First and foremost thing that strikes the Court was that the petition seemed to have completely ignored that the area in question was as per the stipulated regulations for agriculture purposes.
Delhi Jal Board’s affidavit had mentioned that the Defence Services Enclave is an unauthorized colony mentioned in Registration No. 453 in the list of total 1639 unauthorized colonies, which have been identified by Urban Development Department, Govt. of NCT of Delhi.
South Delhi Municipal Corporation also in its counter affidavit has stated that the Defence Services Enclave is an unauthorised colony and SDMC is not carrying out any development work pertaining to it. Similarly, Govt. of NCT of Delhi in its counter-affidavit also states that Defence Service Enclave is an unauthorised colony.
Bench stated that merely because the petitioners were allotted the plots cannot be a ground to insist that the area is for residential purposes.
As per Section 7 of the said Act, DDA has to prepare a Master Plan for Delhi which will indicate the manner in which the land in each zone is proposed to be used. Further, Zonal Development Plans are to be prepared which will indicate the aspects stated in Section 8 of the said Act. As per Section 14 of the said Act, no person shall use any land in a particular zone otherwise than in conformity with the plan.
High Court noted that the petitioners are all retired defence personnel who have devoted the most productive period of their lives defending the nation’s borders and performing other dangerous and difficult tasks normally performed by defence service officers.
Bench requested Secretary, the Ministry of Defence/respondent 1 to convene a meeting of functionaries who can take a decision in terms of the directions of Division Bench of this Court in WP (C) 8276 of 2014.
Further, as far as drinking water is concerned, in the counter-affidavit of Delhi Jal Board it was stated that the development work like laying of water pipeline in the area in question could only be executed by the said respondent subject to clearance from the Urban Development Department, GNCTD.
As the colony in the instant case was unauthorised, permission for installation of 4 number tube wells has been given to the RWA and at present, water is being supplied for drinking purposes through the existing tube wells as an interim arrangement. The said arrangement is said to be maintained and regulated by the RWA.
“…an individual has a right to access to drinking water in quantum and quality equal to his basic needs.”
For the above, Court referred to the Supreme Court decision in A.P. Pollution Control Board II v. Prof. M.V. Nayudu, (2001) 2 SCC 62.
“Right to access to drinking water is fundamental to life and there is a duty of the State under Article 21 of the Constitution to provide clean drinking water to its citizens.”
Bench held that the petitioners cannot be deprived of a right to access to drinking water merely on the ground that it is an unauthorised colony. Petitioners were residing in the said area for the last 50 years and could not be continuously deprived of the said right to access to drinking and potable water.

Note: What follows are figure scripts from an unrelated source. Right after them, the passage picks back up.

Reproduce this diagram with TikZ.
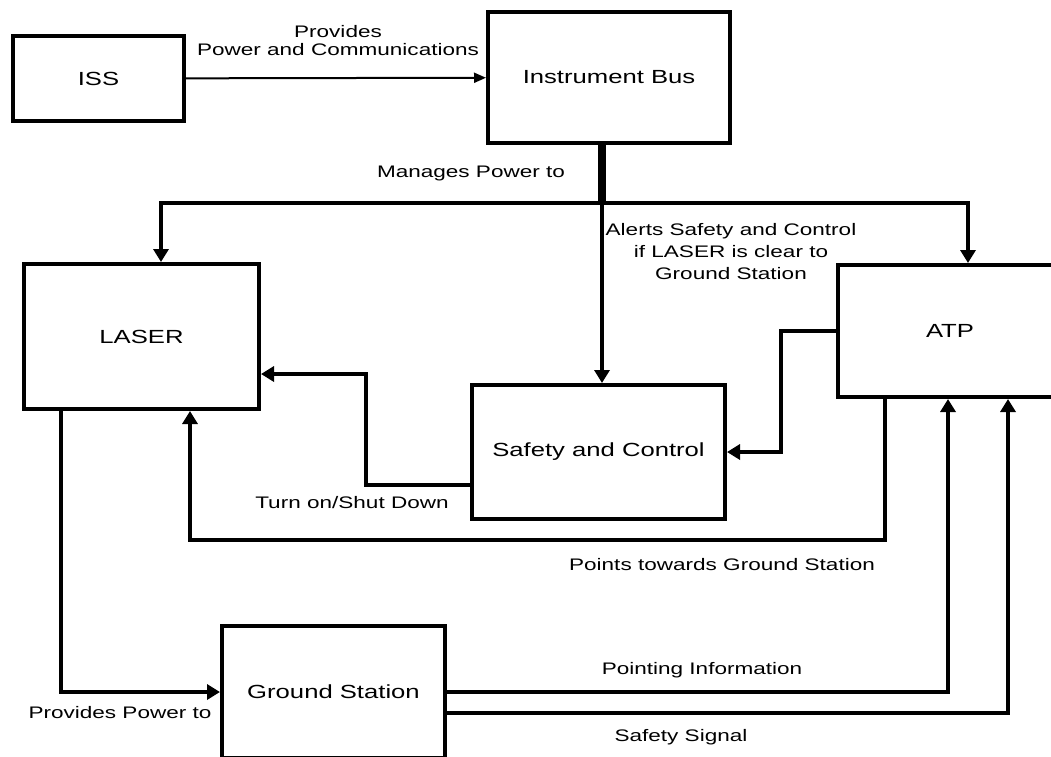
\documentclass[tikz,border=0pt]{standalone}
\usepackage{fontspec}
\setmainfont{Liberation Sans}[FakeStretch=1.35]
\usetikzlibrary{arrows.meta,calc}

\tikzset{
  box/.style={draw, line width=4pt, inner sep=0pt,
    font=\fontsize{19}{22}\selectfont},
  lbl/.style={inner sep=0pt, align=center,
    font=\fontsize{16.7}{22}\selectfont},
  link/.style={->, line width=4.5pt}
}

\begin{document}
\begin{tikzpicture}[x=1pt,y=-1pt,>={Triangle[width=15pt,length=13pt]}]
\clip (0,0) rectangle (1051,756);
\node[box,minimum width=171pt,minimum height=85pt] (iss) at (98.5,78.5) {ISS};
\node[box,minimum width=242pt,minimum height=131pt] (bus) at (609,77.5) {Instrument Bus};
\node[box,minimum width=235pt,minimum height=145pt] (laser) at (141.5,336.5) {LASER};
\node[box,minimum width=224pt,minimum height=132pt] (atp) at (950,331) {ATP};
\node[box,minimum width=253pt,minimum height=134pt] (safety) at (598.5,452) {Safety and Control};
\node[box,minimum width=223pt,minimum height=132pt] (gs) at (333.5,692) {Ground Station};
\coordinate (split) at (602,203);

\path[->]
(iss) edge[line width=2pt,>={Triangle[width=10pt,length=12pt]}] (bus);
\draw[line width=8pt] (bus.south -| split) -- (split);
\draw[link] (split) -| ($(laser.north)+(19.5,0)$);
\draw[link] (split) -| ($(atp.north)+(18,0)$);
\draw[link] (split) -- (split |- safety.north);
\draw[link] (atp.west) -- ++(-55,0) |- (safety.east);
\draw[link] ($(safety.west)+(0,33)$) -- ++(-104,0) |- ($(laser.east)+(0,37.5)$);
\draw[link] ($(atp.south)+(-65,0)$) -- ++(0,141) -| ($(laser.south)+(48.5,0)$);
\draw[link] ($(laser.south)+(-80.5,0)$) |- (gs.west);
\draw[link] (gs.east) -| ($(atp.south)+(-2,0)$);
\draw[link] ($(gs.east)+(0,21)$) -| ($(atp.south)+(58,0)$);

\node[lbl] (lprov) at (338,41) {Provides\\[-4pt]Power and Communications};
\node[lbl] (lmanage) at (471,173) {Manages Power to};
\node[lbl] (lalert) at (731,252) {Alerts Safety and Control\\if LASER is clear to\\Ground Station};
\node[lbl] (lturn) at (352,503) {Turn on/Shut Down};
\node[lbl] (lpoint) at (722,565) {Points towards Ground Station};
\node[lbl] (linfo) at (702,670) {Pointing Information};
\node[lbl] (lsig) at (681,737) {Safety Signal};
\node[lbl] (lpower) at (120,713) {Provides Power to};
\end{tikzpicture}
\end{document}
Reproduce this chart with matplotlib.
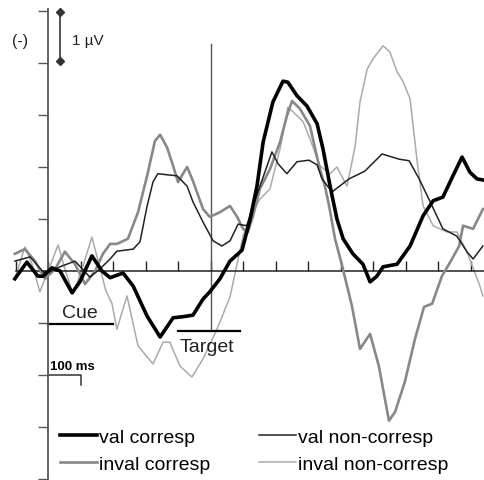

Hence Delhi Jal Board is directed to make an appropriate scheme as per their normal procedure for supply of potable drinking water to the petitioners. The scheme shall be framed and implemented preferably within 9 months. [Delhi Sainik Cooperative Housing Building Society Ltd. (Regd.) v. Union of India, 2021 SCC OnLine Del 34, decided on 11-01-2021]
Advocates for the parties:
Petitioners: Dushyant Dave, Senior Advocate with Bahar U. Barqi, Advocate.
Respondents: Maninder Acharya, ASG with Anurag Ahluwalia, CGSC, Abhigyan Siddhant, and Sharuya Jain, Advocates for Union of India/R-1
Naushad Ahmed Khan, ASC(CIVIL), GNCTD
Puja Kalra, Standing Counsel and Virendra Singh, Advocate for SDMC
Ajay Verma, Senior Standing Counsel with Ruchi Chopra, Advocate for DDA.
Puja Kalra, Advocate for SDMC.
Sumeet Pushkarma, Standing Counsel with Devanshu Lohiya, Advocate for Delhi Jal Board and L.L. Meena (E.E.)